Fraser believes her work occupies an important gap in Canadian literature on the history of residential schools, much of it authored by non-Indigenous historians.

"What I'm trying to do is... we already know these institutions were bad, and these colonial policies attempted to basically move Indigenous people off their land and assimilate them into white, Canadian society," said Fraser.

"We already know that. I wanted to bring a bit more nuance to it and come from a Gwich'in and Indigenous perspective. I wanted to give people the space to really speak for themselves and share the kinds of history they feel are important."

Fraser defended her thesis last Friday before taking a weekend break. She owns a company, Indigenous Consulting Services, and is working on several projects while contemplating the search for a teaching position at a university.
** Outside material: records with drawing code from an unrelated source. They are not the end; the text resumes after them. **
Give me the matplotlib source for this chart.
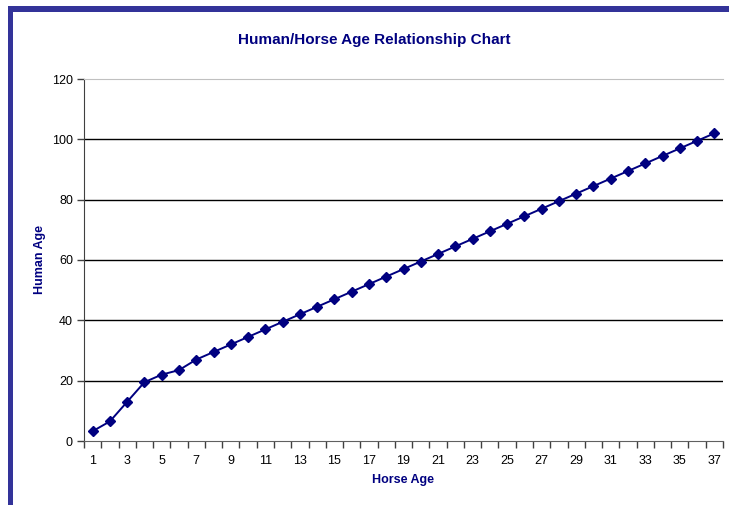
import matplotlib
matplotlib.use("Agg")
import matplotlib.pyplot as plt
from matplotlib.patches import Rectangle

# === DATA ===
horse_age = list(range(1, 38))
human_age = [3.25, 6.5, 13, 19.5, 22, 23.5, 27, 29.5, 32, 34.5,
             37, 39.5, 42, 44.5, 47, 49.5, 52, 54.5, 57, 59.5,
             62, 64.5, 67, 69.5, 72, 74.5, 77, 79.5, 82, 84.5,
             87, 89.5, 92, 94.5, 97, 99.5, 102]
y_ticks = [0, 20, 40, 60, 80, 100, 120]
x_label_ticks = horse_age[::2]

navy = "#000080"
frame_blue = "#333399"

plt.rcParams['font.family'] = ['Liberation Sans', 'DejaVu Sans']

W, H = 729, 505
fig = plt.figure(figsize=(W / 100, H / 100), dpi=100)
fig.patch.set_facecolor("white")

# blue frame on top and left
fig.add_artist(Rectangle((8 / W, 0), 5 / W, 1 - 6 / H, transform=fig.transFigure,
                         facecolor=frame_blue, edgecolor="none"))
fig.add_artist(Rectangle((8 / W, 1 - 12 / H), 1 - 8 / W, 6 / H, transform=fig.transFigure,
                         facecolor=frame_blue, edgecolor="none"))

ax = fig.add_axes([84 / W, 1 - 441 / H, (723 - 84) / W, (441 - 79) / H])

ax.plot(horse_age, human_age, color=navy, lw=1.4, marker="D", markersize=5.5,
        markerfacecolor=navy, markeredgecolor=navy, zorder=3)

# y axis
ax.set_ylim(0, 120)
ax.set_yticks(y_ticks)
for v in y_ticks[1:-1]:
    ax.axhline(v, color="black", lw=1, zorder=1)
ax.tick_params(axis="y", direction="out", length=5, width=1, colors="#404040",
               labelcolor="black", labelsize=9, pad=3)

# x axis: ticks between categories, labels on every other category
ax.set_xlim(0.5, len(horse_age) + 0.5)
ax.set_xticks([i + 0.5 for i in range(0, len(horse_age) + 1)])
ax.set_xticklabels([])
ax.set_xticks(x_label_ticks, minor=True)
ax.set_xticklabels([str(v) for v in x_label_ticks], minor=True)
ax.tick_params(axis="x", which="major", direction="out", length=5, width=1, colors="#404040")
ax.tick_params(axis="x", which="minor", length=0, labelsize=9, labelcolor="black", pad=10)

ax.spines["left"].set_color("#404040")
ax.spines["bottom"].set_color("#606060")
ax.spines["top"].set_color("#c0c0c0")
ax.spines["right"].set_visible(False)

ax.set_xlabel("Horse Age", color=navy, fontsize=9, fontweight="bold", labelpad=5)
ax.set_ylabel("Human Age", color=navy, fontsize=9, fontweight="bold", labelpad=4)
fig.text(374 / W, 1 - 40 / H, "Human/Horse Age Relationship Chart", color=navy,
         fontsize=11, fontweight="bold", ha="center", va="center")

fig.savefig("out.png", dpi=100)
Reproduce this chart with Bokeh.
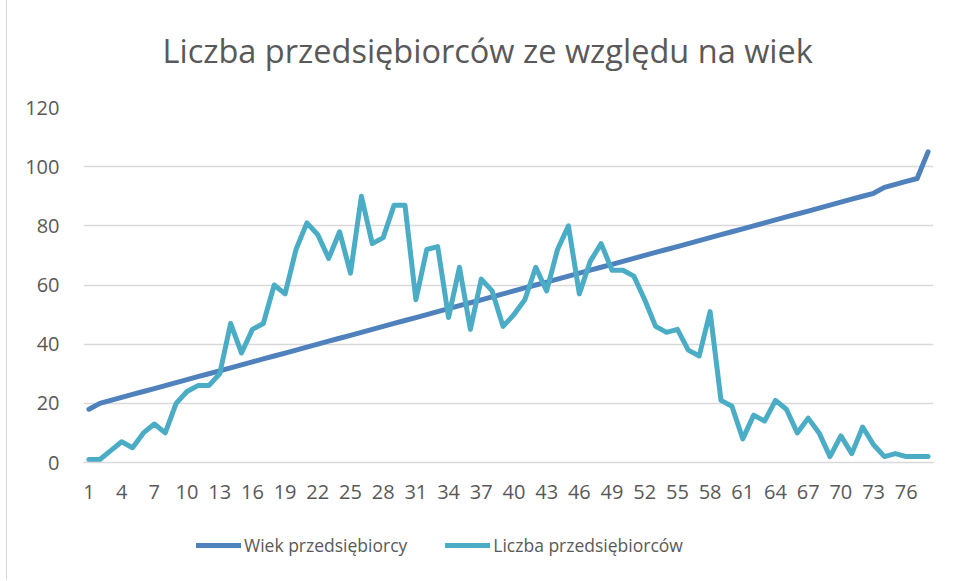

"I have taught and designed a course on the history of residential schools that I would really like to teach," she said, "but right now I'm working with the Gwich'in Tribal Council on a 20-page brochure on the history of residential schooling in that region, so that the public connects with it.

"I'm also working with the NWT Recreation and Parks Association on the history of residential schools and we're hoping, one day, that'll be a travelling exhibit similar to the [Prince of Wales Northern Heritage Centre's] special constables one.

"I really see my position as one where I would like to engage with the public. I'm hoping, in my future research, that I can work with communities again to understand what they feel is important."